12 Eylül 1980 darbesini yapan generaller de, Türk-İslam sentezi anlayışını benimseyip uygulayarak gericilerin palazlanmasına önemli katkılarda bulunmuştur. Darbeciler, din kültürü ve ahlak bilgisi dersini zorunlu ders yaparak; imam hatiplere üniversite kapısını açarak; tarikatçı yapılanmalara hoşgörülü, ilerici oluşumlara ise acımasızca yaklaşarak, şeriat anlayışının toplumda yaygınlaşmasının kapısını açmıştır. 12 Nisan 1991’de, Turgut Özal’ın Cumhurbaşkanı ve Yıldırım Akbulut’un başbakanlığında Türk Ceza Kanunu’ndan 163. maddenin çıkarılması, gericiler için doping niteliğinde olmuştur.

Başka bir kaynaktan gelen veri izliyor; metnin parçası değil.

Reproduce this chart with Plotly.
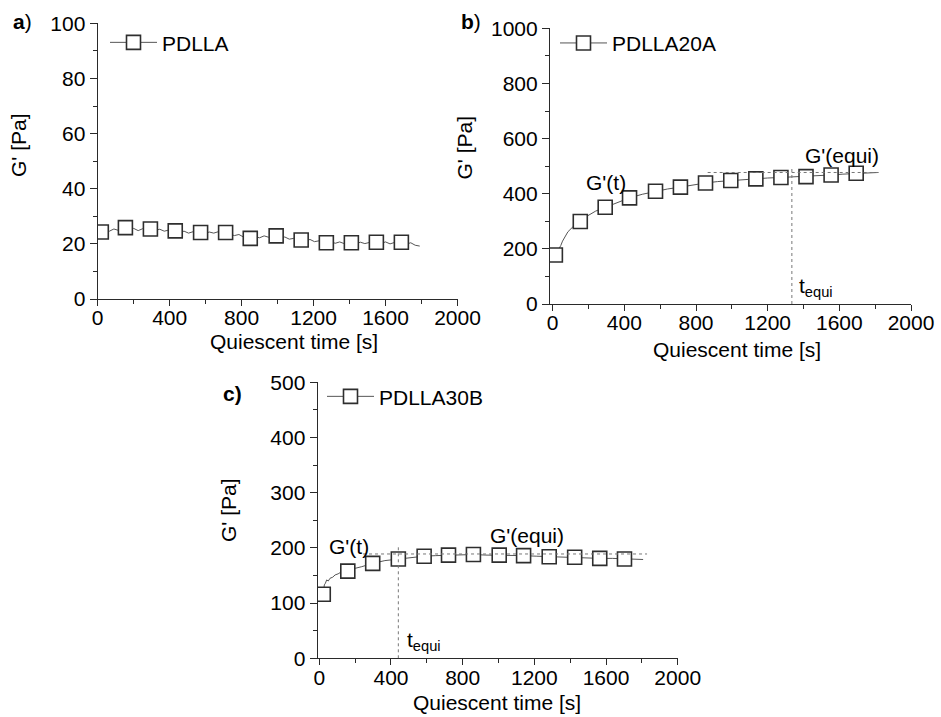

Bu dopingle gericiler, 3 Temmuz 1993’te “Cumhuriyet burada kuruldu, burada yıkılacak” naralarıyla Sivas’ta 34 aydını yakarak öldürmüştür. Öldürenlerin avukatlığını yapanlar, sonradan AKP milletvekili olarak meclise girmiştir.

AKP lideri,

  • zaman zaman, “Devlet laik olur ama yurttaş laik olmaz”“Ben Müslümanım ama laik değilim”, “Ne halk egemenliği, egemenlik Allah’ındır Allah’ın” demektedir.
  • Danıştay’ın bir kararı üzerine 25 Mart 2014’te, “Efendi sen kim oluyorsun, buna Mecelle karar verir”;
  • 6 Kasım 2019’da, “Müslümanların en büyük özgürlüğü Allah'a boyun eğmesi, kulluk etmesidir”;
  • 28 Kasım 2019 günü, “İslam bize göre değil, biz İslam’a göre hareket edeceğiz”;
  • 21 Temmuz 2021’de, “Türkiye’nin Taliban’ın inancıyla alakalı ters bir yanı yok” ve
  • 1 Şubat 2024’te de, “Farklı maskeler altında şeriat düşmanlığı var”

demiştir. Bu sözler halk egemenliği ile bağdaşmayan ve şeriata pirim veren sözler olmaktadır.

Bu tür söylemlerin yanında imam hatip okullarında ve din derslerinde şeriat konusuna yer verilmesi, ülkeyi bir din toplumuna dönüştürme amacında olan dernekler, vakıflar ve tarikatlar ile diyanetin etkinlikleri, şeriat/ hilafet isteyenlerin sayısını artırmaktadır. Hilafet/şeriat çığlıkları atanlara dokunulmaması ise hilafet/şeriat isteyenlerin cesaretini artırmaktadır. Bu tür çığlıklar atanlar, AKP’nin Anayasa değişikliğinde hilafete/şeriata yer verileceği beklentisi içine girmişlerdir. AKP iktidar olduğu sürece hilafet/şeriat çığlıkları artarak devam edecektir.